# Exercise details:
Lines holding the string "chart" are the ones to copy; find them all in the data.

# Provided data:
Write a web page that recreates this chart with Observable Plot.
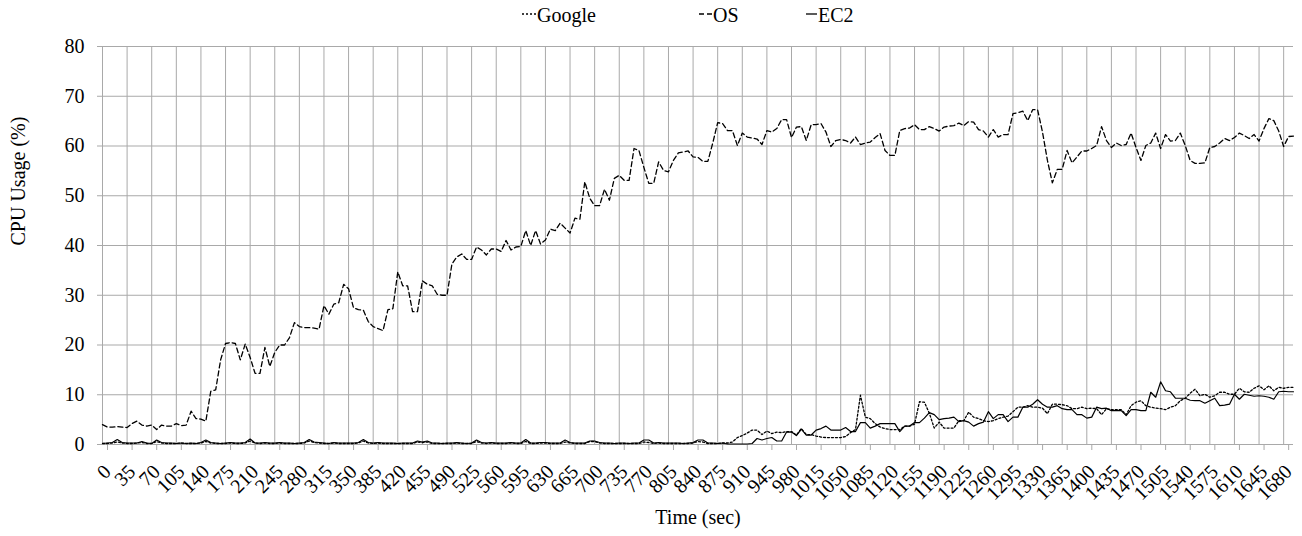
<!DOCTYPE html>
<html><head><meta charset="utf-8">
<script src="https://cdn.jsdelivr.net/npm/d3@7"></script>
<script src="https://cdn.jsdelivr.net/npm/@observablehq/plot@0.6"></script>
<style>
body{margin:0;background:#fff;font-family:"Liberation Serif","Times New Roman",Times,"Nimbus Roman","DejaVu Serif",serif;}
#legend{position:relative;height:30px;width:1302px;font-size:20px;color:#000;}
.item{position:absolute;top:2px;height:26px;line-height:26px;white-space:nowrap;}
.item svg{position:absolute;left:0;top:0;}
.item span{position:absolute;top:0;}
</style></head><body>
<div id="legend"></div>
<div id="chart"></div>
<script>
// sample step 7 s, 243 samples (0 … 1694 s)
const times = d3.range(0, 1695, 7);
const xTicks = [0,35,70,105,140,175,210,245,280,315,350,385,420,455,490,525,560,595,630,665,700,735,770,805,840,875,910,945,980,1015,1050,1085,1120,1155,1190,1225,1260,1295,1330,1365,1400,1435,1470,1505,1540,1575,1610,1645,1680];
const yTicks = [0,10,20,30,40,50,60,70,80];
const seriesNames = ["Google","OS","EC2"];

const google = [
0.2,0.2,0.3,0.5,0.3,0.2,0.2,0.3,0.4,0.2,
0.2,0.6,0.3,0.2,0.2,0.2,0.3,0.2,0.2,0.2,
0.3,0.6,0.3,0.2,0.2,0.2,0.3,0.2,0.2,0.3,
0.7,0.3,0.2,0.3,0.2,0.2,0.3,0.2,0.2,0.2,
0.2,0.3,0.7,0.4,0.3,0.2,0.2,0.3,0.2,0.2,
0.2,0.2,0.3,0.7,0.3,0.2,0.3,0.2,0.2,0.2,
0.2,0.2,0.2,0.2,0.5,0.4,0.5,0.2,0.2,0.2,
0.2,0.2,0.3,0.2,0.2,0.2,0.6,0.3,0.2,0.3,
0.2,0.2,0.2,0.3,0.2,0.2,0.6,0.2,0.2,0.3,
0.3,0.2,0.2,0.2,0.5,0.3,0.2,0.2,0.2,0.6,
0.6,0.3,0.2,0.2,0.2,0.2,0.2,0.2,0.2,0.2,
0.5,0.4,0.2,0.3,0.2,0.2,0.2,0.2,0.2,0.2,
0.3,0.6,0.5,0.2,0.2,0.2,0.3,0.3,
0.5,1.4,
1.8,2.3,2.9,2.9,2.0,2.7,2.2,2.5,2.4,2.6,
2.6,1.9,3.2,2.0,2.0,1.7,1.5,1.4,1.4,1.4,
1.4,1.6,2.4,3.0,9.9,5.5,5.2,4.2,3.5,3.2,
3.0,3.0,3.0,3.7,3.7,4.1,8.6,8.5,6.3,3.3,
4.5,3.3,3.3,3.3,4.8,4.8,6.5,5.5,5.2,4.8,
4.6,4.8,5.2,5.5,5.7,6.6,7.5,7.5,7.8,7.5,
7.5,7.3,6.2,8.1,8.1,8.0,7.8,7.2,7.2,7.5,
7.2,7.3,7.2,6.0,7.2,7.0,7.0,7.0,6.0,7.8,
8.5,8.8,7.8,7.5,7.3,7.2,7.0,7.5,7.8,8.8,
9.3,10.3,11.1,9.8,10.1,9.5,9.8,10.5,10.5,10.1,
10.1,11.3,10.6,10.5,11.3,11.8,11.0,11.8,10.8,11.5,
11.3,11.5,11.5];

const os = [
4.0,3.5,3.5,3.6,3.5,3.4,4.2,4.7,3.9,3.7,
3.9,3.0,3.9,3.7,3.7,4.2,3.8,3.9,6.7,5.2,
5.1,4.7,10.7,11.0,17.0,20.3,20.5,20.3,17.0,20.2,
17.5,14.3,14.3,19.5,15.7,18.5,20.0,20.0,21.5,24.5,
23.7,23.5,23.5,23.4,23.2,27.9,26.2,28.2,28.5,32.2,
31.3,27.5,27.1,27.0,24.7,23.7,23.3,22.9,27.1,27.3,
34.7,31.9,31.9,26.7,26.7,32.9,32.2,31.9,30.2,30.0,
30.0,36.3,37.7,38.3,37.2,37.2,39.7,39.1,38.1,39.3,
39.3,38.8,41.0,39.1,39.7,39.8,43.0,40.0,43.0,40.3,
41.1,43.3,43.0,44.5,43.5,42.5,45.5,45.3,52.8,49.5,
48.0,48.0,51.3,49.1,53.5,54.1,53.1,53.1,59.5,59.1,
55.7,52.5,52.5,56.8,55.1,54.8,57.1,58.6,58.8,59.0,
57.8,57.7,56.9,56.9,60.6,64.7,64.5,63.1,63.1,60.1,
62.6,61.8,61.6,61.4,60.3,63.1,62.8,63.5,65.3,65.3,
61.7,63.8,63.9,61.1,64.3,64.3,64.5,62.8,59.9,61.1,
61.3,61.1,60.6,61.8,60.3,60.6,60.8,61.7,62.5,59.1,
58.1,58.1,63.1,63.5,63.6,64.3,63.3,63.3,63.9,63.5,
63.0,63.8,64.0,64.1,64.6,64.1,64.9,64.8,63.3,63.0,
61.8,63.3,61.8,62.3,62.3,66.5,66.7,67.0,65.1,67.3,
67.3,62.8,57.1,52.6,55.3,55.3,59.1,56.6,57.8,59.0,
59.0,59.5,60.1,63.9,61.1,59.7,60.6,60.1,60.3,62.6,
59.7,57.1,60.1,60.6,62.6,59.5,62.3,61.0,61.1,62.6,
60.1,57.1,56.5,56.5,56.6,59.7,59.9,60.6,61.5,61.1,
61.7,62.6,62.1,61.5,62.3,61.0,63.5,65.5,65.1,63.0,
59.9,61.9,62.0];

const ec2 = [
0.2,0.3,0.4,1.0,0.4,0.3,0.3,0.3,0.6,0.3,
0.2,0.9,0.4,0.3,0.3,0.2,0.3,0.2,0.3,0.2,
0.4,0.9,0.4,0.3,0.2,0.3,0.4,0.3,0.3,0.4,
1.1,0.3,0.3,0.4,0.3,0.3,0.4,0.3,0.3,0.2,
0.3,0.4,1.0,0.5,0.4,0.3,0.2,0.4,0.3,0.3,
0.3,0.3,0.4,1.0,0.4,0.3,0.4,0.3,0.3,0.3,
0.2,0.3,0.3,0.3,0.7,0.5,0.7,0.3,0.3,0.2,
0.3,0.3,0.4,0.3,0.2,0.3,0.9,0.4,0.3,0.4,
0.3,0.3,0.3,0.4,0.3,0.3,1.0,0.3,0.3,0.4,
0.4,0.3,0.3,0.3,0.9,0.4,0.3,0.3,0.3,0.7,
0.7,0.4,0.3,0.3,0.2,0.3,0.3,0.2,0.3,0.3,
0.9,0.9,0.3,0.4,0.3,0.3,0.3,0.3,0.2,0.3,
0.4,0.9,0.9,0.3,0.3,0.2,0.3,0.1,0.1,0.1,
0.1,0.1,0.2,1.2,0.9,1.2,1.4,0.7,0.7,2.5,
2.5,1.8,3.1,1.9,1.9,2.9,3.2,3.7,2.9,2.9,
2.9,3.4,2.6,2.6,4.4,4.4,3.3,3.7,4.2,4.2,
4.2,4.2,2.6,3.7,3.7,4.4,4.4,5.3,6.4,6.0,
5.0,5.2,5.3,5.5,4.6,4.8,4.5,3.7,4.2,4.5,
6.6,5.2,6.0,6.0,4.6,5.5,5.5,7.5,7.5,8.1,
9.0,8.1,7.5,7.5,7.8,7.2,7.0,7.0,6.0,6.0,
5.3,5.5,7.5,7.2,7.3,6.8,6.8,6.8,5.8,7.0,
7.0,6.8,6.8,10.5,9.5,12.6,10.8,10.6,9.3,9.3,
9.3,8.9,8.8,8.8,8.3,8.8,9.3,7.8,7.9,8.1,
10.1,9.1,10.1,9.9,9.7,9.8,9.7,9.5,9.1,10.6,
10.7,10.6,10.6];

const grid = "#a9a9a9";
const font = '"Liberation Serif", "Times New Roman", Times, "Nimbus Roman", "DejaVu Serif", serif';
const styles = {
  Google: {strokeDasharray: "2,2"},
  OS: {strokeDasharray: "5,3"},
  EC2: {strokeDasharray: null}
};
const rows = (vals) => vals.map((v, i) => ({t: times[i], v}));

// legend
const legendPos = {Google: [522, 537, 14], OS: [699, 713, 13], EC2: [806, 818, 11]};
const legend = document.getElementById("legend");
for (const name of seriesNames) {
  const [sx, tx, w] = legendPos[name];
  const item = document.createElement("div");
  item.className = "item";
  item.style.left = sx + "px";
  const da = styles[name].strokeDasharray;
  item.innerHTML = `<svg width="${w}" height="26"><line x1="0" x2="${w}" y1="12" y2="12" stroke="black" stroke-width="1.3" ${da ? `stroke-dasharray="${da}"` : ""}/></svg><span style="left:${tx - sx}px">${name}</span>`;
  legend.appendChild(item);
}

const chart = Plot.plot({
  width: 1302, height: 506,
  marginTop: 16, marginBottom: 92, marginLeft: 102, marginRight: 9,
  x: {domain: [0, 1694]},
  y: {domain: [0, 80]},
  style: {fontFamily: font, fontSize: "20px", background: "white", color: "black"},
  marks: [
    Plot.ruleX(xTicks, {x: d => d, stroke: grid, strokeWidth: 1}),
    Plot.ruleY(yTicks, {y: d => d, stroke: grid, strokeWidth: 1}),
    Plot.axisY({ticks: yTicks, tickSize: 5, tickPadding: 13, tickFormat: d => String(d), stroke: grid, fill: "black", fontSize: 20, label: null}),
    Plot.axisX({ticks: xTicks, tickSize: 6, tickPadding: 18, tickRotate: -45, dx: 5, tickFormat: d => String(d), stroke: grid, fill: "black", fontSize: 20, label: null}),
    Plot.line(rows(google), {x: "t", y: "v", stroke: "black", strokeWidth: 1.3, ...styles.Google}),
    Plot.line(rows(ec2), {x: "t", y: "v", stroke: "black", strokeWidth: 1.2}),
    Plot.line(rows(os), {x: "t", y: "v", stroke: "black", strokeWidth: 1.3, ...styles.OS}),
    Plot.text(["CPU Usage (%)"], {text: d => d, frameAnchor: "left", rotate: -90, dx: -84, fontSize: 20, fill: "black"}),
    Plot.text(["Time (sec)"], {text: d => d, frameAnchor: "bottom", dy: 79, fontSize: 20, fill: "black"})
  ]
});
document.getElementById("chart").appendChild(chart);
</script></body></html>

# Answer for this exercise:
Write a web page that recreates this chart with Observable Plot.
<div id="chart"></div>
const chart = Plot.plot({
document.getElementById("chart").appendChild(chart);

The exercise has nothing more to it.